Early Rain Covenant Church Faces New Sunday Raids — May 14, 2026
On May 10, members of the Early Rain Covenant Church in Chengdu arrived for worship and found police blocking their meeting site. A plainclothes officer stopped one church member, conducted identity registration, and issued verbal threats. The church's founding pastor Wang Yi remains incarcerated, and four core leaders including Elder Li Yingqiang — arrested on January 6 — remain in custody. Despite the escalating blockades, members say they are not giving up and are searching for undisclosed alternative locations to continue Sunday worship.
USCIRF: The Summit Cannot Ignore China's Religious Prisoners — April/May 2026
USCIRF Chair Vicky Hartzler urged Trump to "boldly and directly enjoin Xi Jinping to turn the tide of religious repression in China by releasing freedom of religion or belief prisoners," specifically naming Pastor Ezra Jin, Jimmy Lai, and Uyghur prisoner Dr. Gulshan Abbas.

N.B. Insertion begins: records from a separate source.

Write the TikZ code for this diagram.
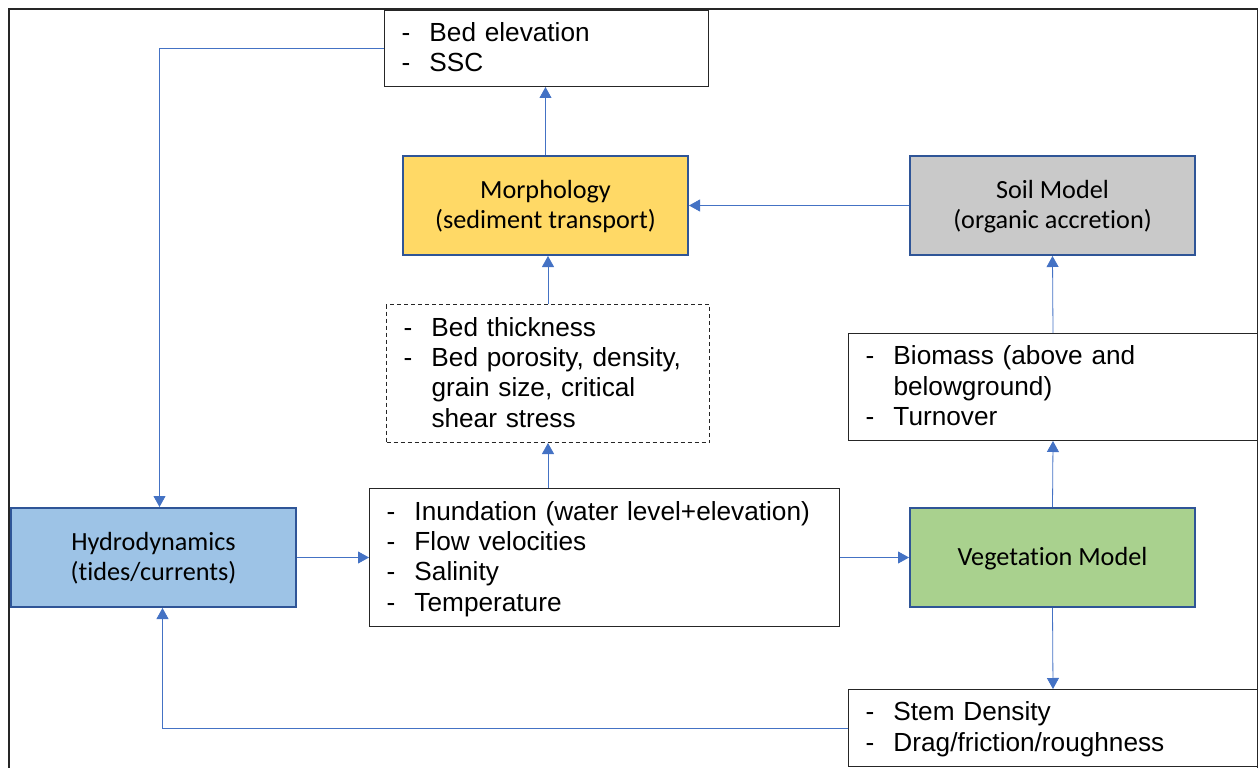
\documentclass[tikz,border=0pt]{standalone}
\usepackage{fontspec}
\setmainfont{Liberation Sans}
\newfontfamily\calfont[Ligatures = NoCommon]{Carlito}
\usetikzlibrary{arrows.meta}

\definecolor{edgeblue}{HTML}{2F5597}
\definecolor{linkblue}{HTML}{4472C4}
\definecolor{morphfill}{HTML}{FFD966}
\definecolor{soilfill}{HTML}{C9C9C9}
\definecolor{hydrofill}{HTML}{9DC3E6}
\definecolor{vegfill}{HTML}{A9D18E}

\newcommand{\bigtext}{\fontsize{26.2}{30.3}\selectfont}
\newcommand{\dashlist}[1]{\raisebox{-2pt}[\height][\depth]{\begin{tabular}{@{}p{28pt}@{}l@{}}#1\end{tabular}}}
\newcommand{\modeltext}[1]{\raisebox{-2pt}[\height][\depth]{\begin{tabular}{@{}c@{}}#1\end{tabular}}}

\begin{document}
\begin{tikzpicture}[%
    x = 1pt,
    y = -1pt,
    line width = 1pt,
    model/.style = {draw = edgeblue, line width = 2pt, minimum width = 285pt,
        minimum height = 99pt, font = \calfont\bigtext},
    list/.style = {draw = black!85, anchor = north west, inner xsep = 17pt,
        inner ysep = 0pt, font = \bigtext},
    link/.style = {draw = linkblue, line width = 0.8pt,
        -{Triangle[length = 11pt, width = 12pt]}}
]
        \useasboundingbox (0,0) rectangle (1259,768);

        % Outer frame, open at the bottom.
        \draw[line width = 1.5pt, black!85] (9,768) -- (9,9) -- (1257.5,9) -- (1257.5,768);

        % The four models.
        \node[model, fill = morphfill] at (545.5,205.5) (morph) {\modeltext{Morphology\\(sediment transport)}};
        \node[model, fill = soilfill] at (1052.5,205.5) (soil) {\modeltext{Soil Model\\(organic accretion)}};
        \node[model, fill = hydrofill] at (153.5,557.5) (hydro) {\modeltext{Hydrodynamics\\(tides/currents)}};
        \node[model, fill = vegfill] at (1052.5,557.5) (veg) {\modeltext{Vegetation Model}};

        % Quantities passed between the models.
        \node[list, text width = 290pt, minimum height = 76pt] at (384,10) (bedelev)
            {\dashlist{- & Bed elevation\\ - & SSC}};
        \node[list, dash pattern = on 4pt off 3pt, text width = 289pt, minimum height = 138pt] at (386,304) (bedprop)
            {\dashlist{- & Bed thickness\\ - & Bed porosity, density,\\ & grain size, critical\\ & shear stress}};
        \node[list, text width = 375pt, minimum height = 107pt] at (848,333) (biomass)
            {\dashlist{- & Biomass (above and\\ & belowground)\\ - & Turnover}};
        \node[list, text width = 436pt, minimum height = 138pt] at (369,488) (inund)
            {\dashlist{- & Inundation (water level+elevation)\\ - & Flow velocities\\ - & Salinity\\ - & Temperature}};
        \node[list, text width = 375pt, minimum height = 77pt] at (848,689) (stem)
            {\dashlist{- & Stem Density\\ - & Drag/friction/roughness}};

        % Connectors.
        \draw[link] (bedelev.west) -| ([xshift = 6pt]hydro.north);
        \draw[link] (morph.north) -- (morph.north |- bedelev.south);
        \draw[link] (soil.west) -- (morph.east);
        \draw[link] (bedprop.north) -- (bedprop.north |- morph.south);
        \draw[link] (inund.north -| bedprop.south) -- (bedprop.south);
        \draw[link] (hydro.east) -- (hydro.east -| inund.west);
        \draw[link] (inund.east) -- (inund.east -| veg.west);
        \draw[link] (veg.north) -- (biomass.south);
        \draw[link] (biomass.north) -- (soil.south);
        \draw[link] (veg.south) -- (stem.north);
        \draw[link] (stem.west) -| ([xshift = 9pt]hydro.south);
    \end{tikzpicture}
\end{document}
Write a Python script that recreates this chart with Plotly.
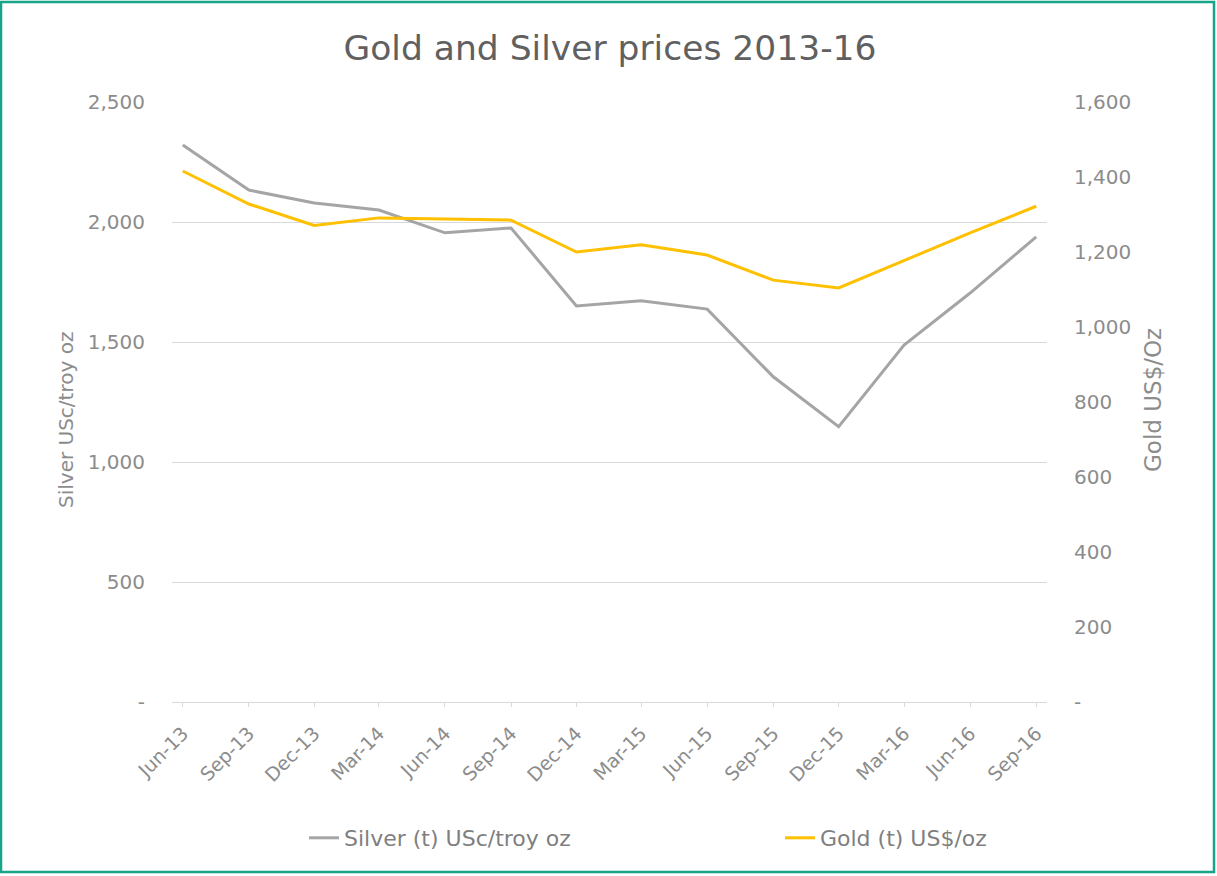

Vice Chair Asif Mahmood stated bluntly: "Under Xi Jinping, religious freedom has worsened to a horrific degree." The commission has designated China a "Country of Particular Concern" every year since 1999.
Revisiting Chinese House Churches' Plea for Freedom — May 14, 2026
A retrospective analysis found that in 2024, China had the highest number of individuals detained for religion of any country on earth — 810 confirmed cases according to ChinaAid. The mechanisms of imprisonment have evolved from labor camps to criminal prosecution using flexible charges that now criminalize ordinary religious activity: tithing to an unregistered church, participating in an online Bible study, or receiving theological training abroad can each constitute an illegal act. The government has also increasingly used "fraud" charges as a new tool for prosecuting house church leaders.
Christianity in China Today — What Does It Look Like in 2026? — May 2026
A new monthly podcast from China Partnership laid out the central divide in Chinese Christianity today: Three-Self Patriotic Movement churches, which operate under government regulation, versus house churches that refuse state oversight. The Three-Self Church, established in the 1950s to sever Chinese churches from the global church, remains under Communist Party governance to this day — making it an unacceptable option for many believers who insist that decisions about baptism and church teaching should not be made by the Party.